Today Oregonian columnist Margie Boulé had a follow-up. In "Atheists run up against 'last bias'" she points out that Americans say they'll vote for all sorts of presidential candidates, but not someone who fails to profess a belief in God.
A recent poll conducted by USA Today/Gallup found that Americans are overwhelmingly willing to vote for a presidential candidate who is an African American, a woman, a Catholic or a Latino. A solid majority would vote for a candidate who is Mormon, who is a homosexual, who has been married three times or who is 72 years old. The only category that did not break 50 percent? Atheists.
As I said in my "Leave God out of the Super Bowl" post, the United States is way behind more enlightened European countries in this regard.
I have some friends who visit Europe regularly. They tell me that there it would be almost inconceivable for a politician to make his or her belief in God a campaign issue. It just doesn't come up. But here, an admitted unbeliever probably couldn't be elected to a major office. This isn't something the United States should be proud of. It's a defect, not a virtue.
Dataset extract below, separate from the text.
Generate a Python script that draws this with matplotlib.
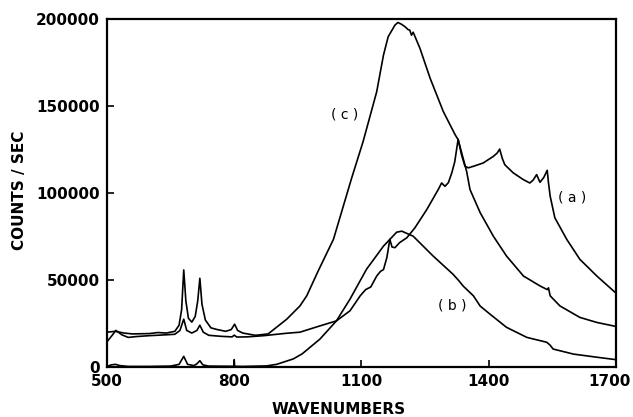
import numpy as np
import matplotlib
matplotlib.use("Agg")
import matplotlib.pyplot as plt
import matplotlib.transforms as mtransforms

# curve (a)
A_WN = [500, 510, 521, 535, 550, 570, 600, 640, 660, 672, 681, 688, 700, 712, 719, 727,
        740, 770, 795, 800, 806, 830, 870, 920, 955, 998, 1041, 1073, 1097, 1110, 1122,
        1136, 1145, 1152, 1160, 1167, 1172, 1179, 1190, 1207, 1226, 1254, 1281, 1289,
        1297, 1305, 1313, 1320, 1328, 1336, 1344, 1352, 1364, 1387, 1411, 1420, 1426,
        1432, 1438, 1458, 1482, 1497, 1505, 1513, 1521, 1530, 1538, 1541, 1545, 1556,
        1584, 1615, 1655, 1700]
A_CNT = [14500, 17500, 21000, 18500, 17000, 17500, 18000, 18500, 18800, 21000, 27500,
         21000, 19500, 21000, 24000, 20000, 18200, 17600, 17300, 18300, 17200, 17300,
         18000, 19300, 20000, 23300, 26500, 32300, 40900, 44500, 46000, 52300, 55000,
         56000, 63000, 73400, 69000, 68600, 71500, 74300, 80000, 90500, 102000, 105800,
         103900, 106000, 111600, 118000, 131000, 122000, 115500, 114500, 115400, 117300,
         121100, 123000, 125300, 120000, 116300, 111600, 107700, 105800, 107500, 110600,
         106200, 109000, 113100, 106000, 98200, 85800, 73400, 61900, 52300, 42500]

# curve (b)
B_WN = [500, 510, 520, 530, 550, 600, 650, 670, 681, 690, 705, 712, 719, 726, 740, 790,
        799, 800, 801, 820, 876, 900, 939, 960, 1002, 1041, 1073, 1112, 1152, 1183, 1195,
        1222, 1269, 1316, 1330, 1340, 1364, 1380, 1403, 1442, 1490, 1537, 1545, 1552,
        1600, 1655, 1700]
B_CNT = [300, 1200, 1500, 800, 300, 300, 500, 1500, 6100, 1500, 800, 1800, 3600, 1200,
         500, 400, 400, 4200, 400, 300, 600, 1500, 4600, 7500, 16000, 26500, 39000, 56200,
         69500, 77500, 78100, 75200, 63800, 53300, 49500, 46500, 40900, 35000, 30400,
         22800, 17000, 14200, 12500, 10300, 7400, 5600, 4200]

# curve (c)
C_WN = [500, 520, 540, 560, 600, 620, 640, 660, 670, 676, 681, 686, 692, 700, 708, 714,
        719, 724, 732, 745, 760, 780, 793, 801, 808, 820, 850, 880, 924, 955, 971, 998,
        1034, 1077, 1104, 1136, 1152, 1163, 1179, 1186, 1195, 1203, 1210, 1214, 1218,
        1222, 1238, 1262, 1293, 1321, 1328, 1348, 1356, 1380, 1411, 1442, 1482, 1521,
        1538, 1541, 1545, 1568, 1615, 1655, 1700]
C_CNT = [20000, 20500, 19500, 19000, 19200, 19800, 19500, 20500, 24000, 33000, 55800,
         38000, 28000, 25800, 29000, 38000, 51000, 36000, 27000, 22500, 21500, 20500,
         21500, 24600, 21000, 19500, 18200, 19000, 27500, 35100, 40900, 55200, 73400,
         108700, 129700, 158300, 179400, 189900, 196600, 198100, 197000, 195600, 194000,
         193700, 190800, 192500, 183200, 166000, 146900, 133500, 130700, 112500, 102000,
         88700, 75200, 63800, 52300, 46600, 44500, 45500, 40900, 35100, 28500, 25600, 23300]

X_TICKS = [500, 800, 1100, 1400, 1700]
Y_TICKS = [0, 50000, 100000, 150000, 200000]

fig = plt.figure(figsize=(6.33, 4.17), dpi=100)
ax = fig.add_axes([0.169, 0.12, 0.804, 0.834])

for wn, cnt in [(A_WN, A_CNT), (B_WN, B_CNT), (C_WN, C_CNT)]:
    ax.plot(wn, cnt, color='black', lw=1.2)

ax.text(1596, 97200, '( a )', ha='center', va='center', fontsize=10)
ax.text(1313, 35100, '( b )', ha='center', va='center', fontsize=10)
ax.text(1061, 145000, '( c )', ha='center', va='center', fontsize=10)

ax.set_xlim(500, 1700)
ax.set_ylim(0, 200000)
ax.set_xticks(X_TICKS)
ax.set_yticks(Y_TICKS)
ax.set_xticklabels([str(t) for t in X_TICKS], fontweight='bold', fontsize=11)
ax.set_yticklabels([str(t) for t in Y_TICKS], fontweight='bold', fontsize=11)
ax.tick_params(direction='in', length=5, width=1.2, pad=5)
for sp in ax.spines.values():
    sp.set_linewidth(1.6)

# last x label sits a bit left of its tick, as in the original
lab = ax.get_xticklabels()[-1]
lab.set_transform(lab.get_transform() + mtransforms.ScaledTranslation(-6 / 100, 0, fig.dpi_scale_trans))

ax.set_xlabel('WAVENUMBERS', fontweight='bold', fontsize=11)
ax.set_ylabel('COUNTS / SEC', fontweight='bold', fontsize=11)
ax.xaxis.set_label_coords(0.456, -0.101)
ax.yaxis.set_label_coords(-0.157, 0.509)

fig.savefig('out.png', dpi=100)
The Elks are a good example of how religion contributes to hypocrisy and narrow-mindedness, not morality. The Elks web site claims that they stand for "the principles of Charity, Justice, Brotherly Love and Fidelity." But their charity and brotherly love stops if an elderly woman says she doesn't believe in God.
Crazy. Apparently Billie Sieg would have been acceptable to the Elks if she'd lied and told them that she was a believer. But she was honest. Boulé writes:
Oh, it's not like she stands on street corners, trying to persuade others that God does not exist. She's a quiet atheist. "In today's world a belief in God can take a lot of forms. I happen to be an unbeliever in supernatural deities, but I do believe in Mother Nature" and the holiness of "the world around us."
Sieg sounds like a Buddhist or Taoist to me. I suspect that if she'd responded to the Elks interviewer, "I believe in the god of Buddhism," she'd be enjoying the social activities in the lodge now.
Religious discrimination, after all, is a no-no in American culture. Unless someone doesn't believe in a traditional religion at all. Then it's fine to discriminate against them.
Someday, and that day can't come soon enough for me, this attitude will be seen as the pre-scientific relic of mythology that it is. A-theists are just people who don't see any evidence for a demonstrably unseen God.
Unicorns also are unseen. So a-unicornists are ubiquitous. As are a-fairyists and a-Big Footists.
However, Elks Lodges don't bar the door to people who say they don't believe in unicorns, fairies, and Big Foot – because these entities aren't revered by the majority of Americans.
God also likely is non-existent. At least, there's no proof of God's existence, which puts the supreme deity in the same epistemological class as fairies. Something which makes people feel good, but lacks standing in objective reality.
So we all should bow down to the courageous believers in truth like Billie Sieg and Sylvia Benner who refuse to accept religious absurdities just because they're the majority opinion.
Majorities often are wrong. At one time almost everyone used to believe that the Earth was flat, slavery was justified, and women were second-class citizens.
Before too long students will read in history books about the not-so-good old days when citizens of the United States were discriminated against because they didn't believe in God. And they'll think, How could this ever have happened? What were they thinking?
Not much, sadly. Not down in the Brookings Elks Lodge, in 2008.